There were more than 100,000 elementary to high school-aged students in the Seattle area home from class Thursday morning alone.
As the virus spreads, it’s the new normal for students all over the country.
How do you teach chemistry to an empty classroom? AP chemistry teacher Randy Huybers is having to get used to that reality. “If we’re gonna have to do this for more than a couple of weeks this is gonna be isolating,” Hybers said. “But human connection was through the interface I was very impressed with that.”
His students now see him through a computer screen. It’s a familiar story throughout the region.
For tens of thousands of students in the Seattle area, school is now happening at home. And when you step inside one of those homes, what you see is the new reality of education personified in a family.
Keri Molitor is a mother who’s a teacher, teaching from home while a father with the school district helping out at home and a daughter, elementary school-age Makenna, is going through as normal a school day as you can from her living room.
Makenna said, “It’s kind of weird but also fun. I didn’t really have that much classwork I had to do today but I still had some.”

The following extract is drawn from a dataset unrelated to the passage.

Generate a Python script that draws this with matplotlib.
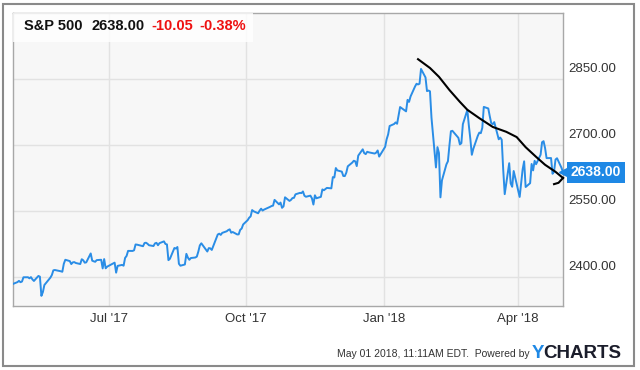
import matplotlib
matplotlib.use('Agg')
import matplotlib.pyplot as plt
from matplotlib.patches import Rectangle
from matplotlib.transforms import blended_transform_factory
import pandas as pd

plt.rcParams['font.family'] = ['Liberation Sans', 'DejaVu Sans']

# trading days per month and S&P 500 closes
trade_days = {
    '2017-04': [28],
    '2017-05': [1, 2, 3, 4, 5, 8, 9, 10, 11, 12, 15, 16, 17, 18, 19, 22, 23, 24, 25, 26, 30, 31],
    '2017-06': [1, 2, 5, 6, 7, 8, 9, 12, 13, 14, 15, 16, 19, 20, 21, 22, 23, 26, 27, 28, 29, 30],
    '2017-07': [3, 5, 6, 7, 10, 11, 12, 13, 14, 17, 18, 19, 20, 21, 24, 25, 26, 27, 28, 31],
    '2017-08': [1, 2, 3, 4, 7, 8, 9, 10, 11, 14, 15, 16, 17, 18, 21, 22, 23, 24, 25, 28, 29, 30, 31],
    '2017-09': [1, 5, 6, 7, 8, 11, 12, 13, 14, 15, 18, 19, 20, 21, 22, 25, 26, 27, 28, 29],
    '2017-10': [2, 3, 4, 5, 6, 9, 10, 11, 12, 13, 16, 17, 18, 19, 20, 23, 24, 25, 26, 27, 30, 31],
    '2017-11': [1, 2, 3, 6, 7, 8, 9, 10, 13, 14, 15, 16, 17, 20, 21, 22, 24, 27, 28, 29, 30],
    '2017-12': [1, 4, 5, 6, 7, 8, 11, 12, 13, 14, 15, 18, 19, 20, 21, 22, 26, 27, 28, 29],
    '2018-01': [2, 3, 4, 5, 8, 9, 10, 11, 12, 16, 17, 18, 19, 22, 23, 24, 25, 26, 29, 30, 31],
    '2018-02': [1, 2, 5, 6, 7, 8, 9, 12, 13, 14, 15, 16, 20, 21, 22, 23, 26, 27, 28],
    '2018-03': [1, 2, 5, 6, 7, 8, 9, 12, 13, 14, 15, 16, 19, 20, 21, 22, 23, 26, 27, 28, 29],
    '2018-04': [2, 3, 4, 5, 6, 9, 10, 11, 12, 13, 16, 17, 18, 19, 20, 23, 24, 25, 26, 27, 30],
    '2018-05': [1],
}
closes = [
    2384.20,
    2388.33, 2391.17, 2388.13, 2389.52, 2399.29, 2399.38, 2396.92, 2399.63, 2394.44, 2390.90, 2402.32,
    2400.67, 2357.03, 2365.72, 2381.73, 2394.02, 2398.42, 2404.39, 2415.07, 2415.82, 2412.91, 2411.80,
    2430.06, 2439.07, 2436.10, 2429.33, 2433.14, 2433.79, 2431.77, 2429.39, 2440.35, 2437.92, 2432.46,
    2433.15, 2453.46, 2437.03, 2435.61, 2434.50, 2438.30, 2439.07, 2419.38, 2440.69, 2419.70, 2423.41,
    2429.01, 2432.54, 2409.75, 2425.18, 2427.43, 2425.53, 2443.25, 2447.83, 2459.27, 2459.14, 2460.61,
    2473.83, 2473.45, 2472.54, 2469.91, 2477.13, 2477.83, 2475.42, 2472.10, 2470.30,
    2476.35, 2477.57, 2472.16, 2476.83, 2480.91, 2474.92, 2474.02, 2438.21, 2441.32, 2465.84, 2464.61,
    2468.11, 2430.01, 2425.55, 2428.37, 2452.51, 2444.04, 2438.97, 2443.05, 2444.24, 2446.30, 2457.59,
    2471.65,
    2476.55, 2457.85, 2465.54, 2465.10, 2461.43, 2488.11, 2496.48, 2498.37, 2495.62, 2500.23, 2503.87,
    2506.65, 2508.24, 2500.60, 2502.22, 2496.66, 2496.84, 2507.04, 2510.06, 2519.36,
    2529.12, 2534.58, 2537.74, 2552.07, 2549.33, 2544.73, 2550.64, 2555.24, 2550.93, 2553.17, 2557.64,
    2559.36, 2561.26, 2562.10, 2575.21, 2564.98, 2569.13, 2557.15, 2560.40, 2581.07, 2572.83, 2575.26,
    2579.36, 2579.85, 2587.84, 2591.13, 2590.64, 2594.38, 2584.62, 2582.30, 2584.84, 2578.87, 2564.62,
    2585.64, 2578.85, 2582.14, 2599.03, 2597.08, 2602.42, 2601.42, 2627.04, 2626.07, 2647.58,
    2642.22, 2639.44, 2629.57, 2629.27, 2636.98, 2651.50, 2659.99, 2664.11, 2662.85, 2652.01, 2675.81,
    2690.16, 2681.47, 2679.25, 2684.57, 2683.34, 2680.50, 2682.62, 2687.54, 2673.61,
    2695.81, 2713.06, 2723.99, 2743.15, 2747.71, 2751.29, 2748.23, 2767.56, 2786.24, 2776.42, 2802.56,
    2798.03, 2810.30, 2832.97, 2839.13, 2837.54, 2839.25, 2872.87, 2853.53, 2822.43, 2823.81,
    2821.98, 2762.13, 2648.94, 2695.14, 2681.66, 2581.00, 2619.55, 2656.00, 2662.94, 2698.63, 2731.20,
    2732.22, 2716.26, 2701.33, 2703.96, 2747.30, 2779.60, 2744.28, 2713.83,
    2677.67, 2691.25, 2720.94, 2728.12, 2726.80, 2738.97, 2786.57, 2783.02, 2765.31, 2749.48, 2747.33,
    2752.01, 2712.92, 2716.94, 2711.93, 2643.69, 2588.26, 2658.55, 2612.62, 2605.00, 2640.87,
    2581.88, 2614.45, 2644.69, 2662.84, 2604.47, 2613.16, 2656.87, 2642.19, 2663.99, 2656.30, 2677.84,
    2706.39, 2708.64, 2693.13, 2670.14, 2670.29, 2634.56, 2639.40, 2666.94, 2669.91, 2648.05,
    2638.00,
]

# hand-drawn trend stroke (date, value)
stroke_dates = ['2018-01-24', '2018-02-01', '2018-02-07', '2018-02-14', '2018-02-21', '2018-02-26',
                '2018-03-06', '2018-03-15', '2018-03-24', '2018-03-31', '2018-04-06', '2018-04-13',
                '2018-04-19', '2018-04-26', '2018-05-01']
stroke_vals = [2895, 2875, 2855, 2825, 2798, 2780, 2761, 2741, 2730, 2718, 2695, 2673, 2655, 2639, 2625]
hook_dates = ['2018-04-25', '2018-04-28', '2018-05-01']
hook_vals = [2611, 2614, 2625]

x_ticks = ['2017-07-01', '2017-10-01', '2018-01-01', '2018-04-01']
x_labels = ["Jul '17", "Oct '17", "Jan '18", "Apr '18"]
y_ticks = [2400, 2550, 2700, 2850]

dates = [pd.Timestamp(f'{m}-{d:02d}') for m, days in trade_days.items() for d in days]

W, H = 640, 370
fig = plt.figure(figsize=(W / 100, H / 100), dpi=100)
fig.patch.set_facecolor('white')

ax = fig.add_axes([13 / W, 1 - 306 / H, 550 / W, 293 / H])
ax.set_facecolor('#f7f7f7')
ax.plot(dates, closes, color='#2a8de6', lw=1.4, zorder=3)
ax.plot(pd.to_datetime(stroke_dates), stroke_vals, color='black', lw=1.5, zorder=4, clip_on=False)
ax.plot(pd.to_datetime(hook_dates), hook_vals, color='black', lw=1.5, zorder=4, clip_on=False)

ax.set_xlim(pd.Timestamp('2017-04-28'), pd.Timestamp('2018-05-01'))
ax.set_ylim(2334, 3000)
ax.set_xticks(pd.to_datetime(x_ticks))
ax.set_xticklabels(x_labels)
ax.set_yticks(y_ticks)
ax.set_yticklabels([])
ax.tick_params(axis='x', length=0, pad=5, labelsize=9.5, colors='#333333')
ax.tick_params(axis='y', length=0)
ax.grid(color='#e2e2e2', lw=1, zorder=0)
for s in ax.spines.values():
    s.set_color('#a8a8a8')
    s.set_linewidth(1)

trans = blended_transform_factory(ax.transAxes, ax.transData)
for v in y_ticks:
    ax.annotate(f'{v:.2f}', xy=(1, v), xycoords=trans, xytext=(3.8, 7.2), textcoords='offset points',
                ha='left', va='center', fontsize=9.5, color='#333333', annotation_clip=False)

last = closes[-1]
ax.plot([1.0], [last], marker='<', ms=6, color='#1e88e5', transform=trans, clip_on=False, zorder=5)
ax.annotate(f'{last:.2f}', xy=(1, last), xycoords=trans, xytext=(5.5, 0), textcoords='offset points',
            ha='left', va='center', fontsize=10, fontweight='bold', color='white',
            bbox=dict(boxstyle='square,pad=0.26', fc='#1e88e5', ec='none'), annotation_clip=False)

# header box
fig.add_artist(Rectangle((13 / W, 1 - 42 / H), 240 / W, 29 / H, transform=fig.transFigure,
                         fc='white', ec='none', alpha=0.8, zorder=2))
header = [('S&P 500', 24, '#111111'), ('2638.00', 91, '#111111'),
          ('-10.05', 151, '#ee1111'), ('-0.38%', 199, '#ee1111')]
for txt, px, col in header:
    fig.text(px / W, 1 - 26 / H, txt, fontsize=10.5, fontweight='bold', color=col, va='center', zorder=3)

# footer
fig.text(530 / W, 1 - 354 / H, 'May 01 2018, 11:11AM EDT.  Powered by', ha='right', va='center',
         fontsize=7.5, color='#333333')
fig.text(532 / W, 1 - 353 / H, 'Y', fontsize=13.5, fontweight='bold', color='#1e88e5', va='center')
fig.text(543 / W, 1 - 353 / H, 'CHARTS', fontsize=13.5, fontweight='bold', color='#1b1d2b', va='center')

# outer frame
fig.add_artist(Rectangle((3 / W, 1 - 366 / H), 631 / W, 362 / H, transform=fig.transFigure,
                         fill=False, ec='#8a8a8a', lw=1.5))

fig.savefig('out.png', dpi=100)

Keri explained, “Normally at school, I’d have seen all 6 of my classes for 50 minute periods and also have had a prep period so very different from home.”
The Molitors are part of the Seattle-area North Shore School District, among the first places in the country to make a deliberate move to online learning because of the rapidly spreading coronavirus.

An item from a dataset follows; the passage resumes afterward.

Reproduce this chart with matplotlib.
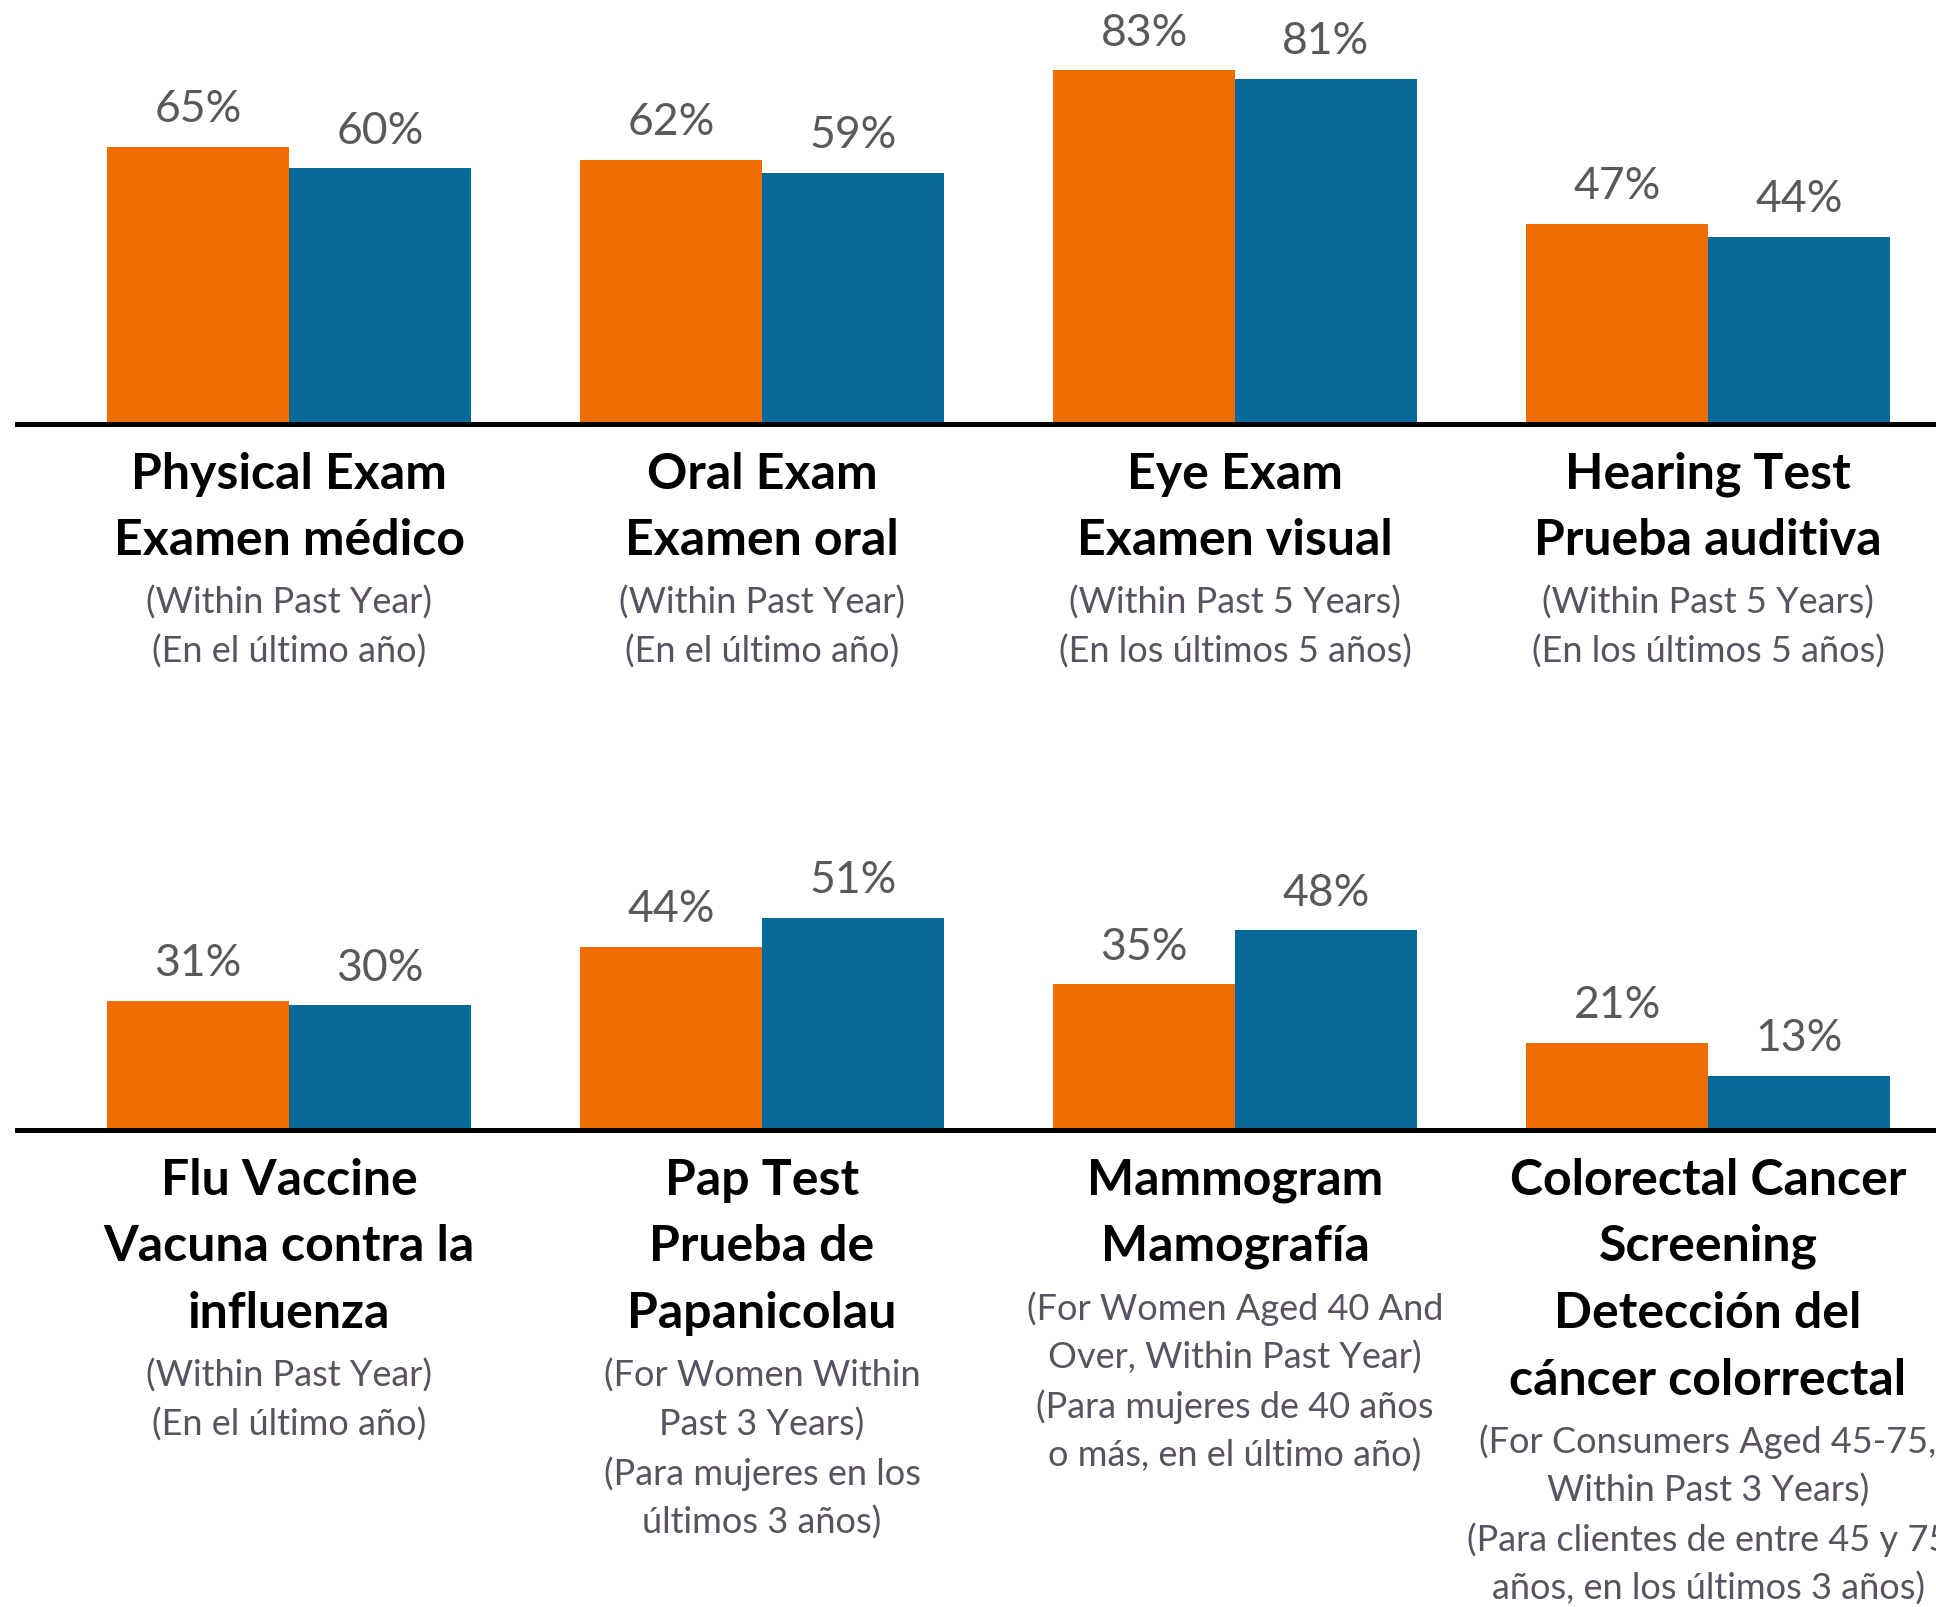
import matplotlib
matplotlib.use("Agg")
import matplotlib.pyplot as plt
import numpy as np

# values (percent)
top_orange = [65, 62, 83, 47]
top_blue = [60, 59, 81, 44]
bottom_orange = [31, 44, 35, 21]
bottom_blue = [30, 51, 48, 13]

top_titles = [
    ["Physical Exam", "Examen médico"],
    ["Oral Exam", "Examen oral"],
    ["Eye Exam", "Examen visual"],
    ["Hearing Test", "Prueba auditiva"],
]
top_notes = [
    ["(Within Past Year)", "(En el último año)"],
    ["(Within Past Year)", "(En el último año)"],
    ["(Within Past 5 Years)", "(En los últimos 5 años)"],
    ["(Within Past 5 Years)", "(En los últimos 5 años)"],
]
bottom_titles = [
    ["Flu Vaccine", "Vacuna contra la", "influenza"],
    ["Pap Test", "Prueba de", "Papanicolau"],
    ["Mammogram", "Mamografía"],
    ["Colorectal Cancer", "Screening", "Detección del", "cáncer colorrectal"],
]
bottom_notes = [
    ["(Within Past Year)", "(En el último año)"],
    ["(For Women Within", "Past 3 Years)", "(Para mujeres en los", "últimos 3 años)"],
    ["(For Women Aged 40 And", "Over, Within Past Year)", "(Para mujeres de 40 años", "o más, en el último año)"],
    ["(For Consumers Aged 45-75,", "Within Past 3 Years)", "(Para clientes de entre 45 y 75", "años, en los últimos 3 años)"],
]

ORANGE = "#EF6C00"
BLUE = "#07699A"
FONT = "Lato"

W, H = 1936, 1608
fig = plt.figure(figsize=(W / 100, H / 100), dpi=100)

bar_w = 0.384
xlim = (-0.611, 3.482)


def panel(rect, ylim, orange, blue, titles, notes):
    ax = fig.add_axes(rect)
    ax.patch.set_visible(False)
    x = np.arange(len(orange))
    b1 = ax.bar(x - bar_w / 2, orange, bar_w, color=ORANGE)
    b2 = ax.bar(x + bar_w / 2, blue, bar_w, color=BLUE)
    for bars, vals in ((b1, orange), (b2, blue)):
        for b, v in zip(bars, vals):
            ax.annotate(f"{v}%", (b.get_x() + b.get_width() / 2, v),
                        xytext=(0, 27.5), textcoords="offset points",
                        ha="center", va="center", fontsize=32,
                        color="#595959", family=FONT)
    ax.set_xlim(*xlim)
    ax.set_ylim(*ylim)
    ax.axhline(0, xmin=0.009, xmax=1, color="black", lw=3.6, clip_on=False)
    for s in ax.spines.values():
        s.set_visible(False)
    ax.set_xticks([])
    ax.set_yticks([])

    # category labels below the baseline
    for i in range(len(titles)):
        off = 35.3
        for line in titles[i]:
            ax.annotate(line, (i, 0), xytext=(0, -off), textcoords="offset points",
                        ha="center", va="center", fontsize=36, fontweight="bold",
                        color="black", family=FONT, annotation_clip=False)
            off += 48
        off += 44.6 - 48
        for line in notes[i]:
            ax.annotate(line, (i, 0), xytext=(0, -off), textcoords="offset points",
                        ha="center", va="center", fontsize=26,
                        color="#5A5261", family=FONT, annotation_clip=False)
            off += 35.3
    return ax


top_h = 425 / H
panel([0, 1 - top_h, 1, top_h], (0, 425 / 4.26), top_orange, top_blue, top_titles, top_notes)

bot_base = 1131
bot_top = 700
panel([0, 1 - bot_base / H, 1, (bot_base - bot_top) / H], (0, (bot_base - bot_top) / 4.16),
      bottom_orange, bottom_blue, bottom_titles, bottom_notes)

fig.savefig("out.png", dpi=100, facecolor="white")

Michelle Reid is the Northshore School District’s superintendent. She said, “It was a convergence of data points that eventually led to increasing absences and finally 26 of our schools having the impact of some exposure or another.”
Seattle’s public schools are among those that won’t be able to go forward with online learning. Instead, they’re having to suspend classes altogether for at least two weeks.
Seattle Public Schools spokesperson Tim Robinson said, “Not all 53,000 students have online access or a device, a computer, so if we can’t provide that online learning for all of our students, then we can’t.”
It also means school lunches are being made available for pickup or delivery to households who depend on it.
The online learning aspect comes down to accessibility. The North Shore School District said, so far, they’ve distributed over 3,500 computers or iPads and deployed at least 350 mobile hotspots.